Отсюда проистекли тягчайшие и уже непоправимые последствия. Несомненно, что в эмиграции был создан ряд хороших вещей — назовем для примера «Жанетту» Куприна, «Анну» Бор. Зайцева, некоторые стихотворения З. Н. Гиппиус. Но литература, не движимая духом новых исканий, обречена повторять себя. Творчество эмигрировавших писателей покатилось по старым [рельсам] рельсам. Казалось, писатели перенесли столы из Москвы и Петербурга в Париж и уселись писать, как ни в чем не бывало, даже стараясь о том, чтобы перемена места не нарушила [привы] их привычных литературных навыков. И в самом деле, не только форма, но и сама тематика их писаний в глубокой, в истинной сущности не подвергал<и>сь никакому обновлению. Хуже того. Главное место заняли произведения, содержащие элегические воспоминания о невозвратном прошлом. Это [прошлое, подвергаясь] прошлое подверглось идеализации, которую трудно назвать иначе, как мещанской: на все лады оплакивалось утраченное [благ] бытовое благополучие, вспоминались недоеденные пироги, недопитые настойки; порою тяжкими вздохами провожалось то, исчезновению чего надо бы радоваться. Даже в случаях скорби о старом российском лиризме, как-то так порой выходило, что люди скорбят не столько о чувствах, которым уже нет места, сколько об их материальной базе. По очень глубокому и верному замечанию Ф. А. Степуна, память о России все более подменялась воспоминаниями о ней. Рассеянные кое-где проклятия по адресу большевиков компрометировались мещанским характером этих воспоминаний, а главное — оказывались бессильны создать идейный остов зарубежной словесности.
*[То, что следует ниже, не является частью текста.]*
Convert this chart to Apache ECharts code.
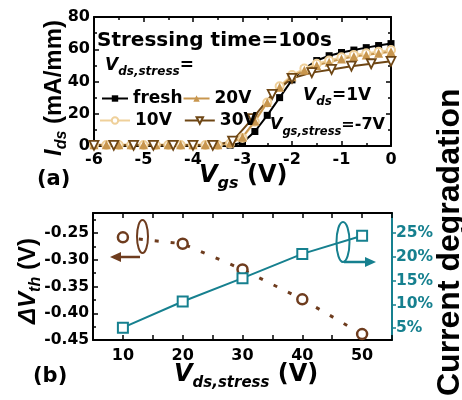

Лишенная литературного пафоса, она не в силах была обрести в себе и пафос гражданский. Она сделалась беженской, а не эмигрантской, обывательской, а не героической. Сама идея о сохранении традиций постепенно уступила место инстинкту персонального самосохранения. Горделивая мечта о посланничестве уступила [место заботам о х] место преувеличенным заботам о хлебе насущном, [в] скромному, но судорожному желанию хоть как-нибудь пережить, перетерпеть политическое ненастье. Вместо щита в руках очутился зонтик.
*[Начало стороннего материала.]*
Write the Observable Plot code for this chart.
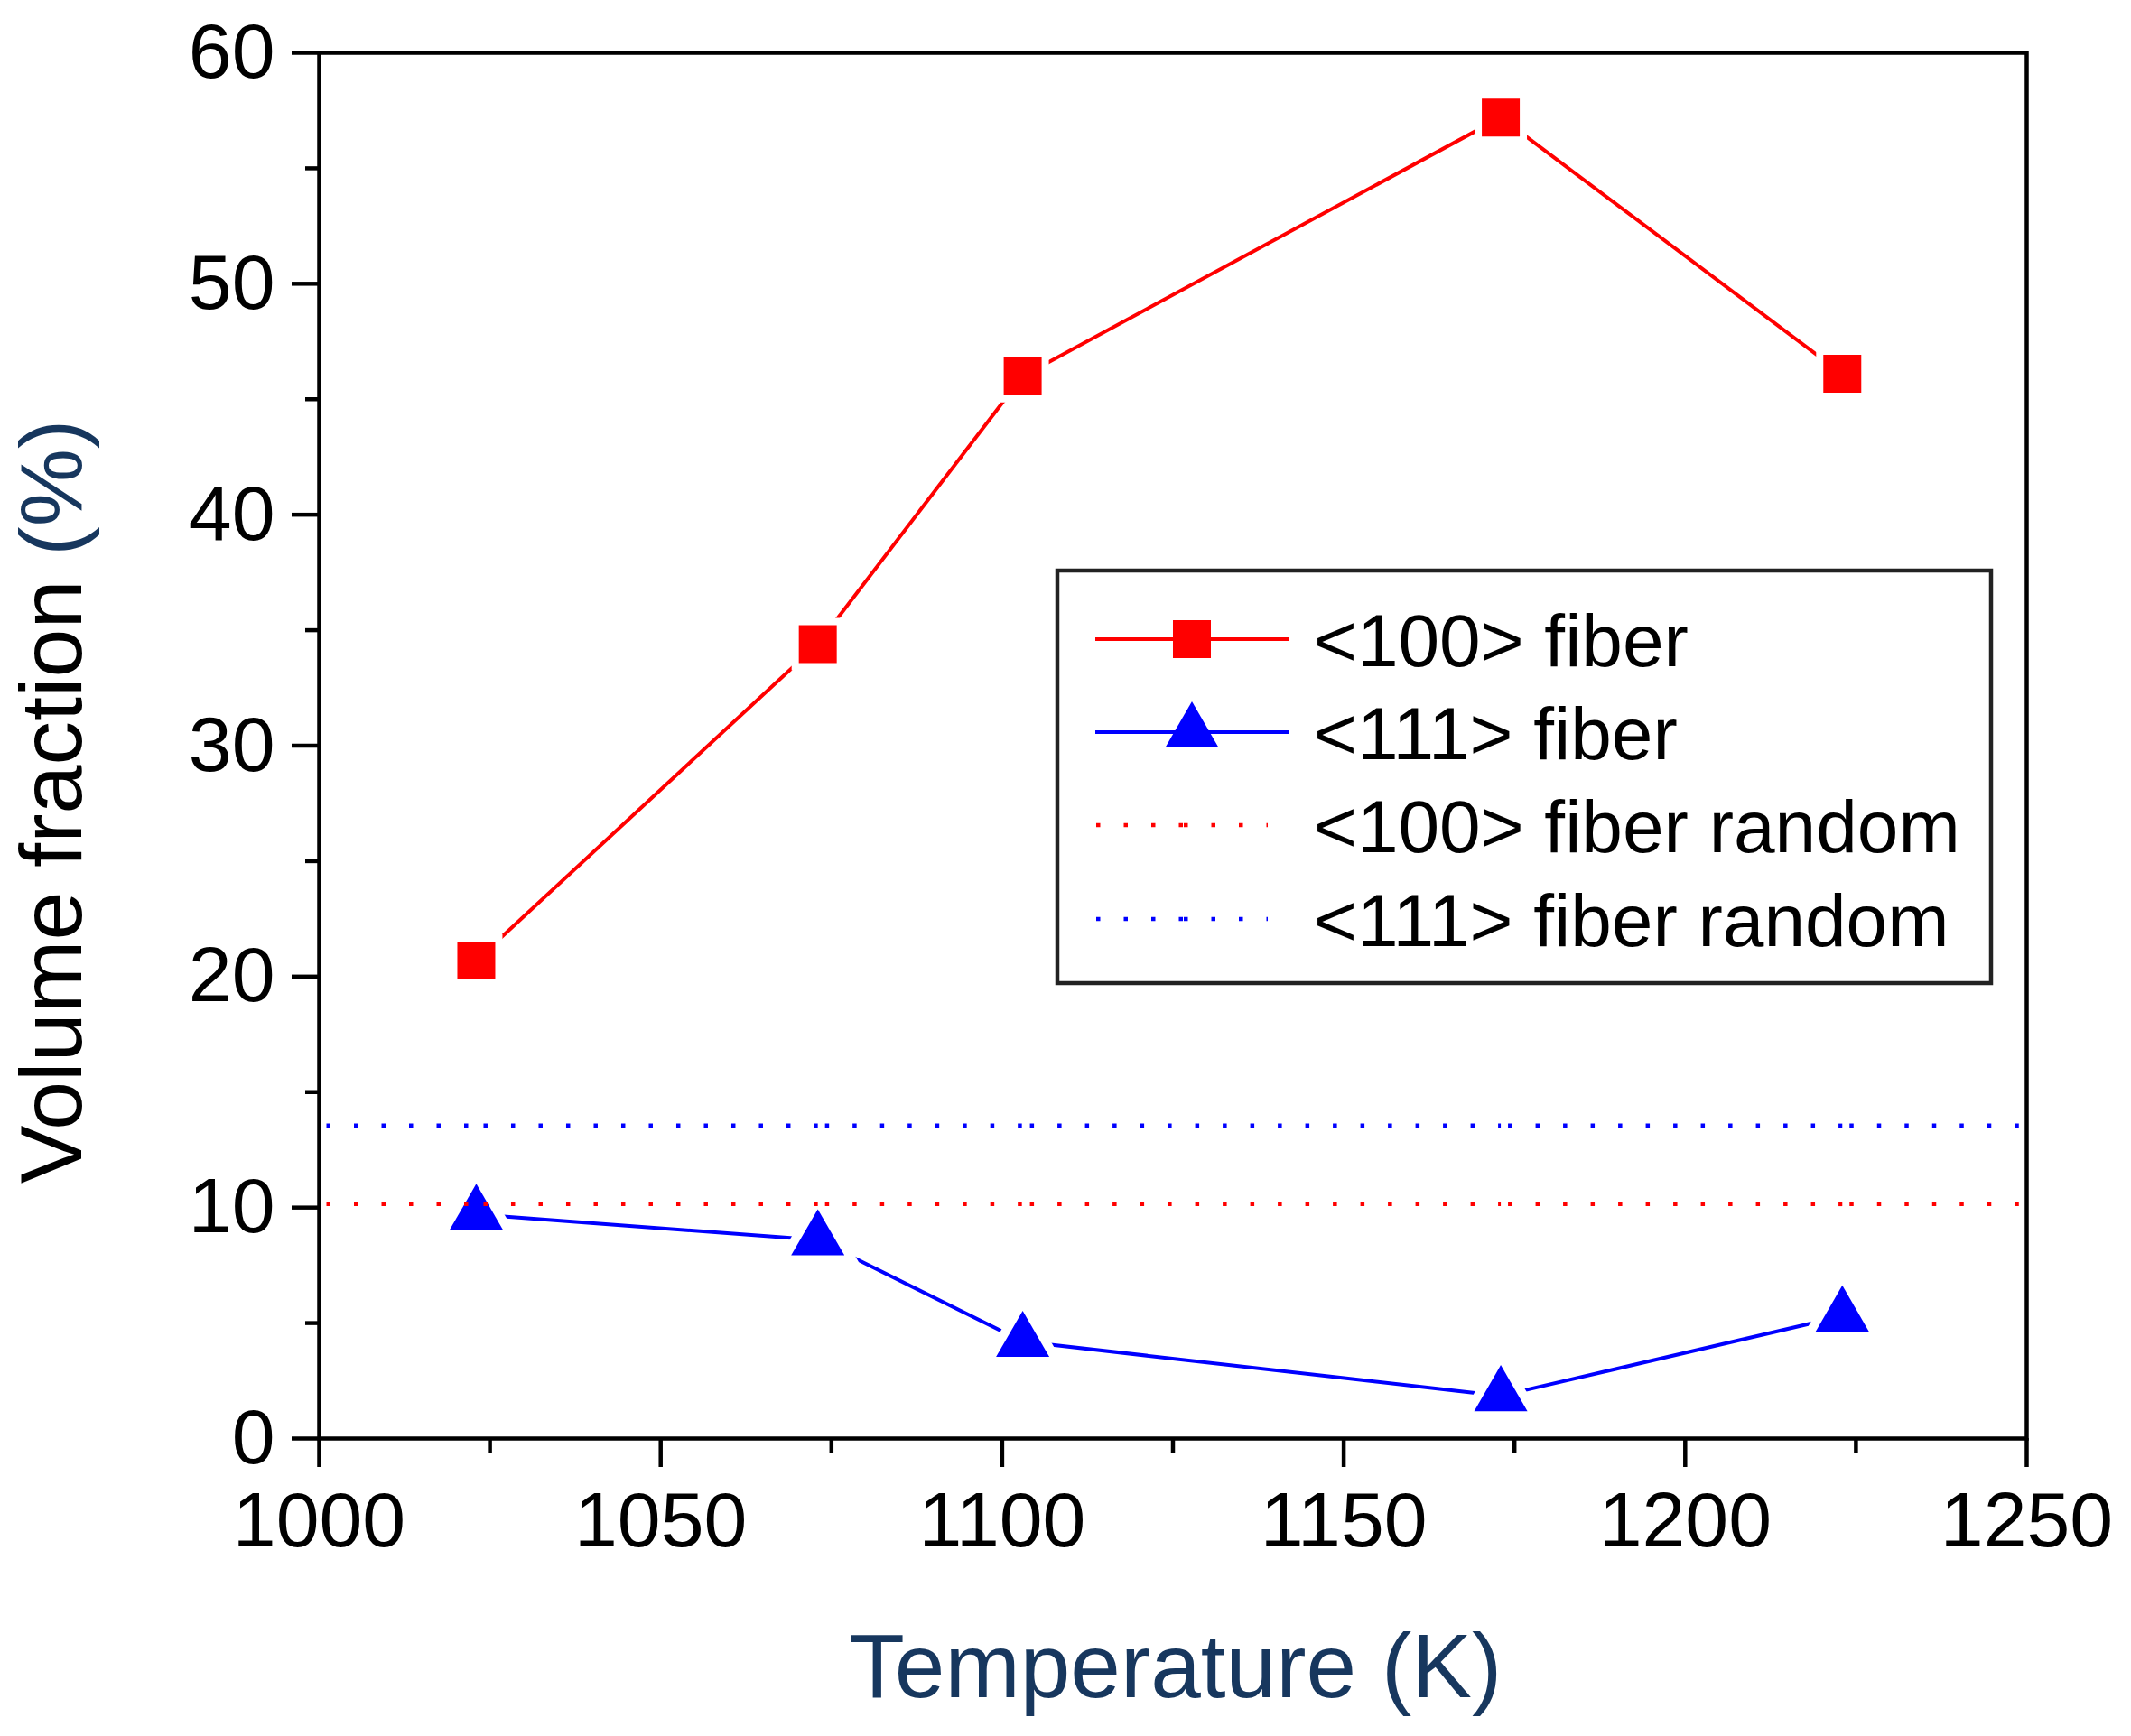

Обывательский дух прежде всего сказался в понижении строгости к самим себе. [Среднее] Средний уровень писаний понизился. Эмигрантские авторы чаще всего не достигают собственного до-революционного уровня, изредка его сохраняют, но никогда над ним не возвышаются. Единственное исключение — Бунин, не обновивший своей тематики, но сделавший в эмиграции еще один большой шаг по пути мастерства, — шаг, по крайней мере равный тому, который был сделан им в эпоху «Господина из Сан-Франциско», «Казимира Станиславовича» и других рассказов того же цикла. В «Митиной любви» и особенно в «Жизни Арсеньева» Бунин стал во весь рост. [Нобелевская премия] Нобелевскую премию он заслужил не только дарованием, но и суровым трудом. Однако, попытки придать бунинскому торжеству некое распространительное толкование, разговоры о том, что в лице Бунина премия получена «как бы и всеми нами», может быть, отчасти верны только в политическом смысле. В литературном смысле они жалки. Нет, бунинские лавры принадлежат лично ему и только ему: нас они вовсе не осеняют.